The primary outcome of the trial is a composite of cardiac-related death, myocardial infarction, and restenosis after 2 years of follow-up. Secondary endpoints will be the individual outcomes that make up the primary composite, as well as post-procedure minimal stent area (MSA).

Previously, the ILUMIEN III trial of 450 patients revealed that OCT was comparable in MSA and stent expansion as intravascular ultrasound (IUVS)-guided PCI; that it resulted in significantly greater stent expansion than angiography-guided percutaneous coronary intervention—with greater rates of procedural success; and that it was superior to IVUS-guided PCI at detecting predictors of major adverse events, such as major stent malapposition and dissection.

The ILUMIEN IV trial’s focus on high-risk patients is in an effort to collect data on patients with complex, and both multiple or total blockages, which accounts for the increasing number of cases, according to Abbott.

“What a lot of people think is that if you have the extra precision of OCT, where you can get the stent size right, it would improve patient outcomes—less re-blockage, heart attack,” Simonton said. “This is a big high order sort of academic trial.”

"I'm confident this technology will have a positive impact on clinical practice around the world and we hope to provide evidence for leading medical organizations to update clinical guidelines for stent implantation based on the results of this study," Ali said in a statement.

In addition to the benefits in precision that OCT provides, the procedure also has benefits for the physicians utilizing it, as it is suggested that it reduces the amount of radiation that interventional cardiologists, patients, and operators have to be exposed to.
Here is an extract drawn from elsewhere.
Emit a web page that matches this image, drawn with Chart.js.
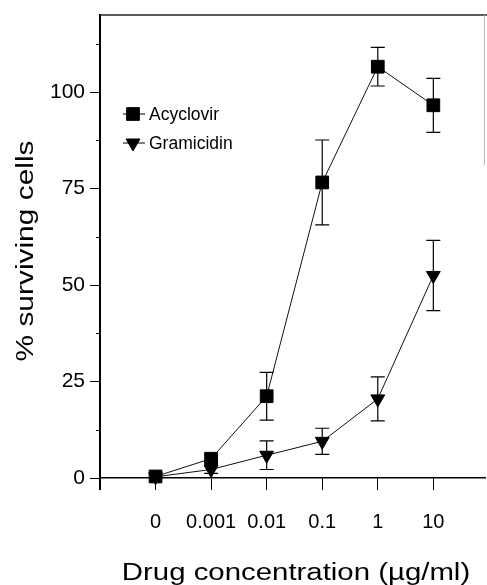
<!DOCTYPE html>
<html>
<head>
<meta charset="utf-8">
<script src="https://cdn.jsdelivr.net/npm/chart.js@4.4.1/dist/chart.umd.min.js"></script>
<style>
  html, body { margin: 0; padding: 0; background: #fff; }
  #wrap { width: 487px; height: 585px; }
</style>
</head>
<body>
<div id="wrap"><canvas id="c"></canvas></div>
<script>
// ===== data =====
const concLabels = ['0', '0.001', '0.01', '0.1', '1', '10'];
const acyclovir = [0.4, 5.0, 21.2, 76.6, 106.6, 96.6];
const acyclovirErr = [0, 1.0, 6.2, 11.0, 5.0, 7.0];
const gramicidin = [0.3, 2.2, 5.9, 9.5, 20.5, 52.5];
const gramicidinErr = [0, 1.0, 3.7, 3.4, 5.7, 9.1];
const yMajorTicks = [0, 25, 50, 75, 100];
const yMinorTicks = [12.5, 37.5, 62.5, 87.5, 112.5];
const xTickPos = [-1, 0, 1, 2, 3, 4, 5];

const FONT = "'Liberation Sans', Arial, sans-serif";
Chart.defaults.font.family = FONT;
Chart.defaults.color = '#000';

const toPoints = arr => arr.map((v, i) => ({ x: i, y: v }));

// error bars, drawn under the markers
const errorBars = {
  id: 'errorBars',
  beforeDatasetsDraw(chart) {
    const ctx = chart.ctx, ys = chart.scales.y;
    ctx.save();
    ctx.strokeStyle = '#000';
    ctx.lineWidth = 1.2;
    chart.data.datasets.forEach((ds, i) => {
      const meta = chart.getDatasetMeta(i);
      meta.data.forEach((pt, j) => {
        const e = ds.errors[j];
        if (!e) return;
        const v = ds.data[j].y;
        const yTop = ys.getPixelForValue(v + e), yBot = ys.getPixelForValue(v - e);
        ctx.beginPath();
        ctx.moveTo(pt.x, yTop); ctx.lineTo(pt.x, yBot);
        ctx.moveTo(pt.x - 7, yTop); ctx.lineTo(pt.x + 7, yTop);
        ctx.moveTo(pt.x - 7, yBot); ctx.lineTo(pt.x + 7, yBot);
        ctx.stroke();
      });
    });
    ctx.restore();
  }
};

// frame, minor ticks, legend and axis titles
const decorations = {
  id: 'decorations',
  afterDraw(chart) {
    const ctx = chart.ctx, a = chart.chartArea, ys = chart.scales.y;
    ctx.save();
    // top frame
    ctx.strokeStyle = '#222'; ctx.lineWidth = 1.5;
    ctx.beginPath(); ctx.moveTo(a.left, a.top); ctx.lineTo(chart.width, a.top); ctx.stroke();
    // faint right frame
    ctx.strokeStyle = '#bbb'; ctx.lineWidth = 1;
    ctx.beginPath(); ctx.moveTo(a.right - 0.5, a.top); ctx.lineTo(a.right - 0.5, a.top + 150); ctx.stroke();
    // y axis runs a little below the zero line
    ctx.strokeStyle = '#000'; ctx.lineWidth = 2;
    ctx.beginPath(); ctx.moveTo(a.left, a.bottom); ctx.lineTo(a.left, a.bottom + 12); ctx.stroke();
    // minor y ticks
    ctx.lineWidth = 1;
    yMinorTicks.forEach(v => {
      const y = Math.round(ys.getPixelForValue(v)) + 0.5;
      ctx.beginPath(); ctx.moveTo(a.left - 4, y); ctx.lineTo(a.left, y); ctx.stroke();
    });

    // legend
    ctx.font = '17.5px ' + FONT;
    ctx.textBaseline = 'middle';
    ctx.textAlign = 'left';
    chart.data.datasets.forEach((ds, i) => {
      const y = 114 + i * 29;
      ctx.strokeStyle = '#000'; ctx.fillStyle = '#000'; ctx.lineWidth = 1;
      ctx.beginPath(); ctx.moveTo(123, y); ctx.lineTo(145, y); ctx.stroke();
      Chart.helpers.drawPoint(ctx, {
        pointStyle: ds.pointStyle, radius: ds.pointRadius,
        rotation: ds.pointRotation || 0, borderWidth: 1
      }, 133, y);
      ctx.fillText(ds.label, 149, y + 1);
    });

    // axis titles (wide lettering as in the original)
    ctx.fillStyle = '#000';
    ctx.textBaseline = 'alphabetic';
    ctx.textAlign = 'center';
    ctx.font = '23.5px ' + FONT;
    ctx.save();
    ctx.translate(296, 580);
    ctx.scale(1.25, 1);
    ctx.fillText('Drug concentration (\u00b5g/ml)', 0, 0);
    ctx.restore();

    ctx.font = '23px ' + FONT;
    ctx.save();
    ctx.translate(33, 251);
    ctx.rotate(-Math.PI / 2);
    ctx.scale(1.3, 1);
    ctx.fillText('% surviving cells', 0, 0);
    ctx.restore();
    ctx.restore();
  }
};

new Chart(document.getElementById('c'), {
  type: 'line',
  data: {
    datasets: [
      {
        label: 'Acyclovir',
        data: toPoints(acyclovir),
        errors: acyclovirErr,
        borderColor: '#111', borderWidth: 1,
        pointStyle: 'rect', pointRadius: 9, pointBorderWidth: 1,
        pointBackgroundColor: '#000', pointBorderColor: '#000',
        clip: false
      },
      {
        label: 'Gramicidin',
        data: toPoints(gramicidin),
        errors: gramicidinErr,
        borderColor: '#111', borderWidth: 1,
        pointStyle: 'triangle', pointRotation: 180, pointRadius: 8, pointBorderWidth: 1,
        pointBackgroundColor: '#000', pointBorderColor: '#000',
        clip: false
      }
    ]
  },
  options: {
    responsive: true,
    maintainAspectRatio: false,
    animation: false,
    layout: { autoPadding: false, padding: { top: 15, right: 2, left: 0, bottom: 0 } },
    plugins: { legend: { display: false }, tooltip: { enabled: false } },
    scales: {
      x: {
        type: 'linear', min: -1, max: 5.93,
        afterBuildTicks: s => { s.ticks = xTickPos.map(v => ({ value: v })); },
        afterFit: s => { s.height = 107; s.paddingLeft = 0; s.paddingRight = 0; },
        ticks: {
          callback: v => concLabels[v] ?? '',
          font: { size: 20 }, padding: 20, maxRotation: 0, autoSkip: false
        },
        grid: { drawOnChartArea: false, tickLength: 12, color: '#000', lineWidth: 1 },
        border: { color: '#000', width: 1.5 }
      },
      y: {
        min: 0, max: 120,
        afterBuildTicks: s => { s.ticks = yMajorTicks.map(v => ({ value: v })); },
        afterFit: s => { s.width = 100; s.paddingTop = 0; s.paddingBottom = 0; },
        ticks: { font: { size: 21 }, padding: 5 },
        grid: { drawOnChartArea: false, tickLength: 10, color: '#000', lineWidth: 1 },
        border: { color: '#000', width: 2 }
      }
    }
  },
  plugins: [errorBars, decorations]
});
</script>
</body>
</html>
The technology is light-based, rather than radiation based, and “it’s not hard to train people to do it,” Simonton said.

“You can use OCT to make decisions without having to do as many X-rays. You save the operator and patient from extra radiation, and there is less dye/contrast injection, which is bad for patients with kidney failure—a common occurrence with heart failure patients,” Simonton added.

Simonton told MD Magazine that Abbott plans to conduct a study to determine the differences in radiation exposure, by comparing laboratories that utilize OCT with those that do not. At the American College of Cardiology’s 67th Annual Scientific Session and Expo, multiple poster presentations revealed up to a 6-fold increase in left-sided tumors for interventional cardiologists.

“Radiation is a big concern. We work in radiation all day,” Puneet Gandotra, MD, the director of the Cardiac Catheterization Lab at Southside Hospital, told MD Magazine. “Interventional cardiologists are at a high risk for having cataracts because of the radiation to the eyes. Interventional cardiologists are at a high risk for having tumors in the left side of their head because we work with the radiation that directly effects the left side of our heads.”